### RECORDED INFORMATION
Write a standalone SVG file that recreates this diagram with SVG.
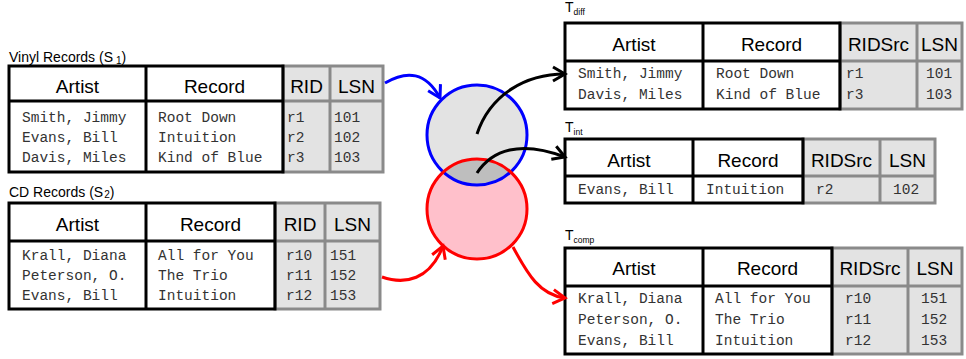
<svg xmlns="http://www.w3.org/2000/svg" width="966" height="359" viewBox="0 0 966 359">
  <style>
    .cap { font-family: "Liberation Sans", Arial, sans-serif; font-size: 14px; fill: #000; }
    .sub { font-size: 10px; }
    .tl { font-family: "Liberation Sans", Arial, sans-serif; font-size: 14px; fill: #000; }
    .tsub { font-size: 8.5px; }
    .hd { font-family: "Liberation Sans", Arial, sans-serif; font-size: 19px; fill: #000; text-anchor: middle; }
    .dt { font-family: "Liberation Mono", "Courier New", monospace; font-size: 14.5px; fill: #333; }
    .bbox { fill: none; stroke: #000; stroke-width: 3; }
    .bln { stroke: #000; stroke-width: 3; }
    .gbox { fill: #e3e3e3; stroke: #8a8a8a; stroke-width: 3; }
    .gln { stroke: #8a8a8a; stroke-width: 3; }
    .wbox { fill: #fff; }
    .arr { fill: none; stroke-width: 3; }
  </style>
  <defs>
    <marker id="ahBlue" markerUnits="userSpaceOnUse" viewBox="-16 -10 20 20" refX="0" refY="0" markerWidth="20" markerHeight="20" orient="auto">
      <path d="M-12,-7 L0,0 L-12,7" fill="none" stroke="#0000ff" stroke-width="3"/>
    </marker>
    <marker id="ahRed" markerUnits="userSpaceOnUse" viewBox="-16 -10 20 20" refX="0" refY="0" markerWidth="20" markerHeight="20" orient="auto">
      <path d="M-12,-7 L0,0 L-12,7" fill="none" stroke="#ff0000" stroke-width="3"/>
    </marker>
    <marker id="ahBlack" markerUnits="userSpaceOnUse" viewBox="-16 -10 20 20" refX="0" refY="0" markerWidth="20" markerHeight="20" orient="auto">
      <path d="M-12,-7 L0,0 L-12,7" fill="none" stroke="#000" stroke-width="3"/>
    </marker>
    <clipPath id="clipS1">
      <circle cx="477" cy="135" r="50"/>
    </clipPath>
  </defs>

  <!-- Source table S1 -->
  <g id="vinyl">
    <text class="cap" x="9" y="61.5">Vinyl Records (S<tspan class="sub" dx="3" dy="2">1</tspan><tspan dy="-2">)</tspan></text>
    <rect class="wbox" x="9" y="66" width="274" height="106"/>
    <rect class="gbox" x="283" y="66" width="100" height="106"/>
    <line class="gln" x1="330" y1="66" x2="330" y2="172"/>
    <line class="gln" x1="283" y1="101" x2="383" y2="101"/>
    <rect class="bbox" x="9" y="66" width="274" height="106"/>
    <line class="bln" x1="146" y1="66" x2="146" y2="172"/>
    <line class="bln" x1="9" y1="101" x2="283" y2="101"/>
    <text class="hd" x="77.5" y="93">Artist</text>
    <text class="hd" x="214.5" y="93">Record</text>
    <text class="hd" x="306.5" y="93">RID</text>
    <text class="hd" x="356.5" y="93">LSN</text>
    <text class="dt" x="22" y="121.5">Smith, Jimmy</text>
    <text class="dt" x="22" y="141.5">Evans, Bill</text>
    <text class="dt" x="22" y="161.5">Davis, Miles</text>
    <text class="dt" x="158" y="121.5">Root Down</text>
    <text class="dt" x="158" y="141.5">Intuition</text>
    <text class="dt" x="158" y="161.5">Kind of Blue</text>
    <text class="dt" x="287" y="121.5">r1</text>
    <text class="dt" x="287" y="141.5">r2</text>
    <text class="dt" x="287" y="161.5">r3</text>
    <text class="dt" x="334" y="121.5">101</text>
    <text class="dt" x="334" y="141.5">102</text>
    <text class="dt" x="334" y="161.5">103</text>
  </g>

  <!-- Source table S2 -->
  <g id="cd">
    <text class="cap" x="9" y="196.5">CD Records (S<tspan class="sub" dx="1" dy="1">2</tspan><tspan dy="-1">)</tspan></text>
    <rect class="wbox" x="9" y="203" width="266" height="106"/>
    <rect class="gbox" x="275" y="203" width="105" height="106"/>
    <line class="gln" x1="325" y1="203" x2="325" y2="309"/>
    <line class="gln" x1="275" y1="241" x2="380" y2="241"/>
    <rect class="bbox" x="9" y="203" width="266" height="106"/>
    <line class="bln" x1="146" y1="203" x2="146" y2="309"/>
    <line class="bln" x1="9" y1="241" x2="275" y2="241"/>
    <text class="hd" x="77.5" y="230.5">Artist</text>
    <text class="hd" x="210.5" y="230.5">Record</text>
    <text class="hd" x="300" y="230.5">RID</text>
    <text class="hd" x="352.5" y="230.5">LSN</text>
    <text class="dt" x="22" y="259.5">Krall, Diana</text>
    <text class="dt" x="22" y="279.5">Peterson, O.</text>
    <text class="dt" x="22" y="299.5">Evans, Bill</text>
    <text class="dt" x="158" y="259.5">All for You</text>
    <text class="dt" x="158" y="279.5">The Trio</text>
    <text class="dt" x="158" y="299.5">Intuition</text>
    <text class="dt" x="286" y="259.5">r10</text>
    <text class="dt" x="286" y="279.5">r11</text>
    <text class="dt" x="286" y="299.5">r12</text>
    <text class="dt" x="330" y="259.5">151</text>
    <text class="dt" x="330" y="279.5">152</text>
    <text class="dt" x="330" y="299.5">153</text>
  </g>

  <!-- Venn diagram of the two sources -->
  <g id="venn">
    <circle cx="477" cy="135" r="50" fill="#e3e3e3"/>
    <circle cx="477" cy="209" r="50" fill="#ffc0cb"/>
    <circle cx="477" cy="209" r="50" fill="#bebebe" clip-path="url(#clipS1)"/>
    <circle cx="477" cy="135" r="50" fill="none" stroke="#0000ff" stroke-width="3"/>
    <circle cx="477" cy="209" r="50" fill="none" stroke="#ff0000" stroke-width="3"/>
  </g>

  <!-- Result table T_diff -->
  <g id="tdiff">
    <text class="tl" x="565" y="12">T<tspan class="tsub" dy="3">diff</tspan></text>
    <rect class="wbox" x="565" y="23" width="275" height="86"/>
    <rect class="gbox" x="840" y="23" width="122" height="86"/>
    <line class="gln" x1="917" y1="23" x2="917" y2="109"/>
    <line class="gln" x1="840" y1="61" x2="962" y2="61"/>
    <rect class="bbox" x="565" y="23" width="275" height="86"/>
    <line class="bln" x1="703" y1="23" x2="703" y2="109"/>
    <line class="bln" x1="565" y1="61" x2="840" y2="61"/>
    <text class="hd" x="634" y="50.5">Artist</text>
    <text class="hd" x="771.5" y="50.5">Record</text>
    <text class="hd" x="878.5" y="50.5">RIDSrc</text>
    <text class="hd" x="939.5" y="50.5">LSN</text>
    <text class="dt" x="578" y="78">Smith, Jimmy</text>
    <text class="dt" x="578" y="99">Davis, Miles</text>
    <text class="dt" x="716" y="78">Root Down</text>
    <text class="dt" x="716" y="99">Kind of Blue</text>
    <text class="dt" x="846" y="78">r1</text>
    <text class="dt" x="846" y="99">r3</text>
    <text class="dt" x="926" y="78">101</text>
    <text class="dt" x="926" y="99">103</text>
  </g>

  <!-- Result table T_int -->
  <g id="tint">
    <text class="tl" x="565" y="131.5">T<tspan class="tsub" dy="3">int</tspan></text>
    <rect class="wbox" x="565" y="139" width="238" height="64"/>
    <rect class="gbox" x="803" y="139" width="132" height="64"/>
    <line class="gln" x1="880" y1="139" x2="880" y2="203"/>
    <line class="gln" x1="803" y1="176" x2="935" y2="176"/>
    <rect class="bbox" x="565" y="139" width="238" height="64"/>
    <line class="bln" x1="693" y1="139" x2="693" y2="203"/>
    <line class="bln" x1="565" y1="176" x2="803" y2="176"/>
    <text class="hd" x="629" y="166.5">Artist</text>
    <text class="hd" x="748" y="166.5">Record</text>
    <text class="hd" x="841.5" y="166.5">RIDSrc</text>
    <text class="hd" x="907.5" y="166.5">LSN</text>
    <text class="dt" x="578" y="194">Evans, Bill</text>
    <text class="dt" x="706" y="194">Intuition</text>
    <text class="dt" x="816" y="194">r2</text>
    <text class="dt" x="893" y="194">102</text>
  </g>

  <!-- Result table T_comp -->
  <g id="tcomp">
    <text class="tl" x="565" y="240">T<tspan class="tsub" dy="3">comp</tspan></text>
    <rect class="wbox" x="565" y="248" width="267" height="106"/>
    <rect class="gbox" x="832" y="248" width="130" height="106"/>
    <line class="gln" x1="908" y1="248" x2="908" y2="354"/>
    <line class="gln" x1="832" y1="286" x2="962" y2="286"/>
    <rect class="bbox" x="565" y="248" width="267" height="106"/>
    <line class="bln" x1="703" y1="248" x2="703" y2="354"/>
    <line class="bln" x1="565" y1="286" x2="832" y2="286"/>
    <text class="hd" x="634" y="275">Artist</text>
    <text class="hd" x="767.5" y="275">Record</text>
    <text class="hd" x="870" y="275">RIDSrc</text>
    <text class="hd" x="935" y="275">LSN</text>
    <text class="dt" x="578" y="303">Krall, Diana</text>
    <text class="dt" x="578" y="324">Peterson, O.</text>
    <text class="dt" x="578" y="345">Evans, Bill</text>
    <text class="dt" x="715" y="303">All for You</text>
    <text class="dt" x="715" y="324">The Trio</text>
    <text class="dt" x="715" y="345">Intuition</text>
    <text class="dt" x="845" y="303">r10</text>
    <text class="dt" x="845" y="324">r11</text>
    <text class="dt" x="845" y="345">r12</text>
    <text class="dt" x="921" y="303">151</text>
    <text class="dt" x="921" y="324">152</text>
    <text class="dt" x="921" y="345">153</text>
  </g>

  <!-- Connectors -->
  <g id="connectors">
    <path class="arr" stroke="#0000ff" d="M385,83 C407,70 426,72 440,98" marker-end="url(#ahBlue)"/>
    <path class="arr" stroke="#ff0000" d="M382,277 C405,285 430,280 443,246" marker-end="url(#ahRed)"/>
    <path class="arr" stroke="#000" d="M477,134 C490,95 525,74 565,74" marker-end="url(#ahBlack)"/>
    <path class="arr" stroke="#000" d="M477,173 C492,150 520,140 565,157" marker-end="url(#ahBlack)"/>
    <path class="arr" stroke="#ff0000" d="M513,247 C528,275 540,295 565,298" marker-end="url(#ahRed)"/>
  </g>
</svg>
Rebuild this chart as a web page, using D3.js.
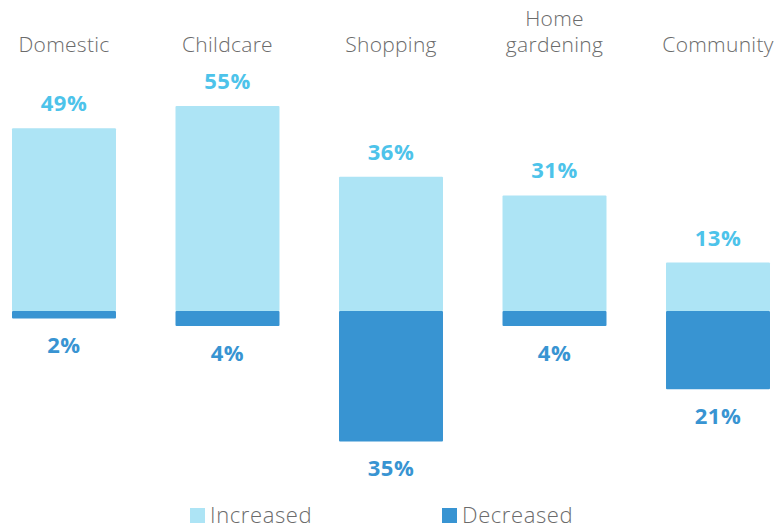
<!DOCTYPE html>
<html>
<head>
<meta charset="utf-8">
<script src="https://cdn.jsdelivr.net/npm/d3@7"></script>
<style>
  body { margin: 0; padding: 0; background: #fff; }
  svg { display: block; }
</style>
</head>
<body>
<svg id="chart" width="777" height="530"></svg>
<script>
// chart data
const categories = [["Domestic"], ["Childcare"], ["Shopping"], ["Home", "gardening"], ["Community"]];
const increased = [49, 55, 36, 31, 13];
const decreased = [2, 4, 35, 4, 21];
const legendLabels = ["Increased", "Decreased"];

const lightBlue = "#ade4f5";
const darkBlue = "#3894d2";
const lightText = "#4dc3ea";
const greyText = "#6b6b6b";
const font = "'Open Sans', 'Noto Sans', sans-serif";

const svg = d3.select("#chart");

const x = d3.scaleBand()
    .domain(d3.range(categories.length))
    .range([12, 770])
    .paddingInner(0.364)
    .paddingOuter(0);

// zero line at y=311, 55% reaches y=106
const y = d3.scaleLinear()
    .domain([0, 55])
    .range([311, 106]);

// category labels
const cat = svg.selectAll(".cat")
    .data(categories)
    .enter()
    .append("text")
    .attr("class", "cat")
    .attr("text-anchor", "middle")
    .style("font-family", font)
    .style("font-weight", 300)
    .style("font-size", "21px")
    .style("letter-spacing", "0.3px")
    .style("fill", greyText);
cat.each(function (lines, i) {
    const t = d3.select(this);
    lines.forEach((ln, j) => {
        t.append("tspan")
            .attr("x", x(i) + x.bandwidth() / 2)
            .attr("y", 52 - (lines.length - 1 - j) * 26)
            .text(ln);
    });
});

// increased bars
svg.selectAll(".inc")
    .data(increased)
    .enter()
    .append("rect")
    .attr("class", "inc")
    .attr("x", (d, i) => x(i))
    .attr("width", x.bandwidth())
    .attr("y", d => y(d))
    .attr("height", d => y(0) - y(d))
    .attr("rx", 1)
    .style("fill", lightBlue);

// decreased bars
svg.selectAll(".dec")
    .data(decreased)
    .enter()
    .append("rect")
    .attr("class", "dec")
    .attr("x", (d, i) => x(i))
    .attr("width", x.bandwidth())
    .attr("y", y(0))
    .attr("height", d => y(-d) - y(0))
    .attr("rx", 1)
    .style("fill", darkBlue);

// value labels
svg.selectAll(".incLab")
    .data(increased)
    .enter()
    .append("text")
    .attr("class", "incLab")
    .attr("x", (d, i) => x(i) + x.bandwidth() / 2)
    .attr("y", d => y(d) - 17)
    .attr("text-anchor", "middle")
    .style("font-family", font)
    .style("font-weight", 700)
    .style("font-size", "22px")
    .style("letter-spacing", "0.5px")
    .style("fill", lightText)
    .text(d => d + "%");

svg.selectAll(".decLab")
    .data(decreased)
    .enter()
    .append("text")
    .attr("class", "decLab")
    .attr("x", (d, i) => x(i) + x.bandwidth() / 2)
    .attr("y", d => y(-d) + 35)
    .attr("text-anchor", "middle")
    .style("font-family", font)
    .style("font-weight", 700)
    .style("font-size", "22px")
    .style("letter-spacing", "0.5px")
    .style("fill", darkBlue)
    .text(d => d + "%");

// legend
const legX = [190, 442];
const legColors = [lightBlue, darkBlue];
const leg = svg.selectAll(".leg")
    .data(legendLabels)
    .enter()
    .append("g")
    .attr("class", "leg")
    .attr("transform", (d, i) => `translate(${legX[i]},0)`);
leg.append("rect")
    .attr("x", 0)
    .attr("y", 508)
    .attr("width", 15)
    .attr("height", 15)
    .style("fill", (d, i) => legColors[i]);
leg.append("text")
    .attr("x", 20)
    .attr("y", 523)
    .style("font-family", font)
    .style("font-weight", 300)
    .style("font-size", "22px")
    .style("letter-spacing", "0.6px")
    .style("fill", greyText)
    .text(d => d);
</script>
</body>
</html>
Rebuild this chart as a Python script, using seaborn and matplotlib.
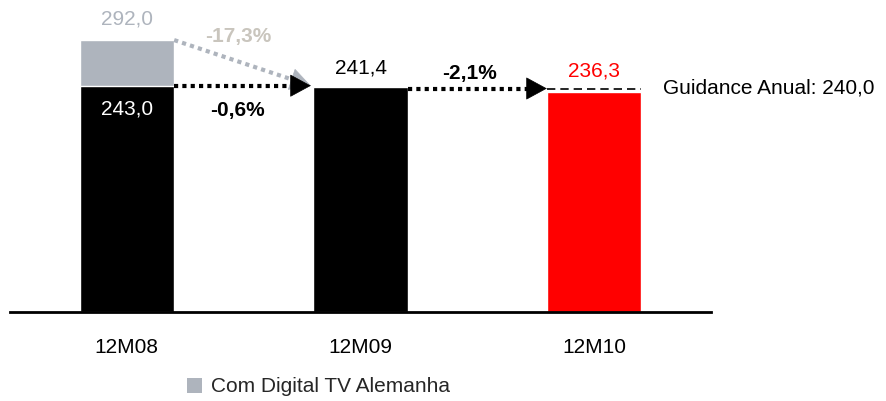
######
- [TASK PROMPT]
In the material above, find the lines that contain "script" and show them.

- [RESPONSE FOR THIS EXERCISE]
<script src="https://cdn.jsdelivr.net/npm/d3@7"></script>
<script>
</script>
Rebuild this chart as a Python script, using seaborn and matplotlib.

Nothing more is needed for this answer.